See the BB Discussion thread for Cim's 2021 notes about what he had hoped to add.
- 0.4: added sampling laser and collection bay, adjusted HUD to be easier to read when facing star
- 0.3: added spectroscopic scanner, asteroids, prospecting laser
- 0.2: first public release, added gravity scanner, stars, planets
- 0.1: unreleased, hyperspace changes only
Cim's original plans for the future development of this OXP (or, what's missing!)
- A nicer cockpit/HUD.
- The longer-term idea was that your home base would only have a limited amount of hyperspace fuel - large, but not infinite.
- You'd then need to locate and mine particular materials from asteroids which could be synthesised into fuel back at the home base.
- While doing that you'd also be picking up other raw materials, which would let your home build additional equipment
- First basic one would be a mining drone which attached to an asteroid and started doing (slow!) automated mining of it. Build a few of those and you can start to get minerals in a bit faster. You'd have to give up a lot of your storage space to drag it out there in the first place, of course.

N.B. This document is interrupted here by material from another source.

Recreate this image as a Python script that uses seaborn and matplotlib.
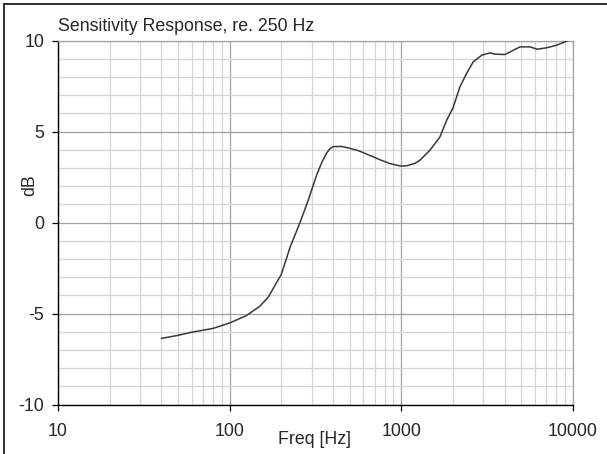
import matplotlib
matplotlib.use("Agg")
import matplotlib.pyplot as plt
import matplotlib.ticker as mticker
from matplotlib.lines import Line2D
import seaborn as sns
import pandas as pd

# --- DATA ---
freq_hz = [40, 50, 60, 80, 100, 125, 150, 168, 200, 225, 257, 287, 321, 344,
           367, 384, 401, 449, 500, 561, 702, 750, 850, 980, 1070, 1200, 1282,
           1467, 1679, 1837, 2000, 2193, 2399, 2624, 2937, 3283, 3510, 4010,
           4295, 4910, 5611, 6194, 7022, 8030, 9380]
sens_db = [-6.37, -6.2, -6.03, -5.82, -5.52, -5.12, -4.6, -4.09, -2.85, -1.35,
           0.0, 1.23, 2.6, 3.3, 3.82, 4.05, 4.17, 4.18, 4.08, 3.95, 3.57, 3.45,
           3.25, 3.11, 3.11, 3.25, 3.42, 3.97, 4.7, 5.62, 6.3, 7.45, 8.19, 8.83,
           9.19, 9.32, 9.25, 9.23, 9.37, 9.65, 9.65, 9.52, 9.6, 9.74, 10.0]
x_ticks = [10, 100, 1000, 10000]
x_tick_labels = ["10", "100", "1000", "10000"]
y_ticks = [-10, -5, 0, 5, 10]

TITLE = "Sensitivity Response, re. 250 Hz"
X_LABEL = "Freq [Hz]"
Y_LABEL = "dB"

W, H = 607, 454
MAJOR_GRID = "#a0a0a0"
MINOR_GRID = "#d4d4d4"

sns.set_style("white")
plt.rcParams["font.family"] = ["Liberation Sans", "DejaVu Sans"]
plt.rcParams["axes.unicode_minus"] = False
FS = 12.8

df = pd.DataFrame({"freq": freq_hz, "db": sens_db})

fig = plt.figure(figsize=(W / 100, H / 100), dpi=100)
ax = fig.add_axes([58 / W, 1 - 404.5 / H, (573 - 58) / W, (404.5 - 40.5) / H])

sns.lineplot(data=df, x="freq", y="db", ax=ax, color="#383838", linewidth=1.1, zorder=5)

ax.set_xscale("log")
ax.set_xlim(10, 10000)
ax.set_ylim(-10, 10)

ax.set_xticks(x_ticks)
ax.set_xticklabels(x_tick_labels)
ax.xaxis.set_minor_locator(mticker.LogLocator(base=10, subs=range(2, 10)))
ax.xaxis.set_minor_formatter(mticker.NullFormatter())
ax.set_yticks(y_ticks)
ax.yaxis.set_minor_locator(mticker.MultipleLocator(1))

ax.grid(which="major", color=MAJOR_GRID, linewidth=0.9)
ax.grid(which="minor", color=MINOR_GRID, linewidth=0.9)
ax.set_axisbelow(True)

ax.tick_params(which="major", direction="out", length=4, width=0.9, color="black",
               labelsize=FS, pad=6, left=True, bottom=True)
ax.tick_params(axis="x", pad=9)
ax.tick_params(which="minor", length=0)

for side in ["top", "right"]:
    ax.spines[side].set_color(MAJOR_GRID)
    ax.spines[side].set_linewidth(0.9)
for side in ["left", "bottom"]:
    ax.spines[side].set_color("black")
    ax.spines[side].set_linewidth(1.0)

ax.set_xlabel(X_LABEL, fontsize=FS)
ax.set_ylabel(Y_LABEL, fontsize=FS)
ax.xaxis.set_label_coords((314 - 58) / 515, (404.5 - 431) / 364)
ax.yaxis.set_label_coords((38 - 58) / 515, (404.5 - 185) / 364)

fig.text(58 / W, 1 - 31 / H, TITLE, fontsize=FS, ha="left", va="baseline")

# outer frame (only top and left edges visible in the reference)
fig.add_artist(Line2D([3.5 / W, 3.5 / W], [0, 1 - 3.5 / H], transform=fig.transFigure,
                      color="#202020", linewidth=1.3))
fig.add_artist(Line2D([3.5 / W, 1], [1 - 3.5 / H, 1 - 3.5 / H], transform=fig.transFigure,
                      color="#202020", linewidth=1.3))

fig.savefig("out.png", dpi=100)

- That would then unlock additional deployable modules - a basic fuel storage depot, which would let you move fuel out from the base ship, and then run bigger expeditions from there - and then later a portable fuel refinery which would mean you didn't have to transport mined materials all the way back to base to get more fuel
- Probably then another sort of drone at some point which would pick up gas/liquid elements from planets for you, which would then extend the range of things your base could construct ... as well as resupply oxygen on the base ship, and other large-but-not-infinite consumables
- Goals: As well as modules for you, also goals to supply materials to repairs on the base ship
- Eventually, then a long-term goal to repair the base ship entirely (including its hyperdrive), and gradually move it across the chart to one of the habitable planets you found while exploring for the rest of this. (And then you've "won" but obviously you can keep exploring the rest of the map, with the benefit that you no longer need to keep dragging oxygen and water and minerals to your base)
I have no objection in principle to what there is being put in the Expansions Manager, maybe someone else will finish it off / take it in another direction someday.
But ... one reason I didn't put it in the manager is that Exploration depends on Loader, so if you install Exploration, you get the Loader OXP too (Song_of_the_Labyrinth_Startup). Loader can't depend on Exploration, because if it did, Exploration won't load in the core scenario, and then Loader won't load because Exploration isn't there, and then you can't actually start the scenario game. But that means when you're installing from the manager, if you install Loader it can't then auto-install Exploration ... and then if you try to run Loader it'll probably go wrong with an entirely unhelpful error message
The manager ideally needs a new relationship type adding to handle that sort of "install-time but not run-time" dependency, but I never got round to that either.
You might be able to make this clear enough with descriptions.
There seem to be three major points about this .oxp/game/proof of concept.
1) It is genuine exploration within the Oolite game framework. Although the map is known (ie the location of the stars), one must "discover" how to make the jump, and discover what is at the other end (planets, asteroids, etc). And as the only pilot, there is nobody else about to spoonfeed you the information!
2) The Hyperspace Jump is no longer a doddle - it's now an adventure! It now starts to resemble what one reads about in some of the science fiction.
3) Finding the planets is now an adventure too!
Since cim programmed this within the Oolite game framework, some of these ideas should be transferable to the main game for those with the skills.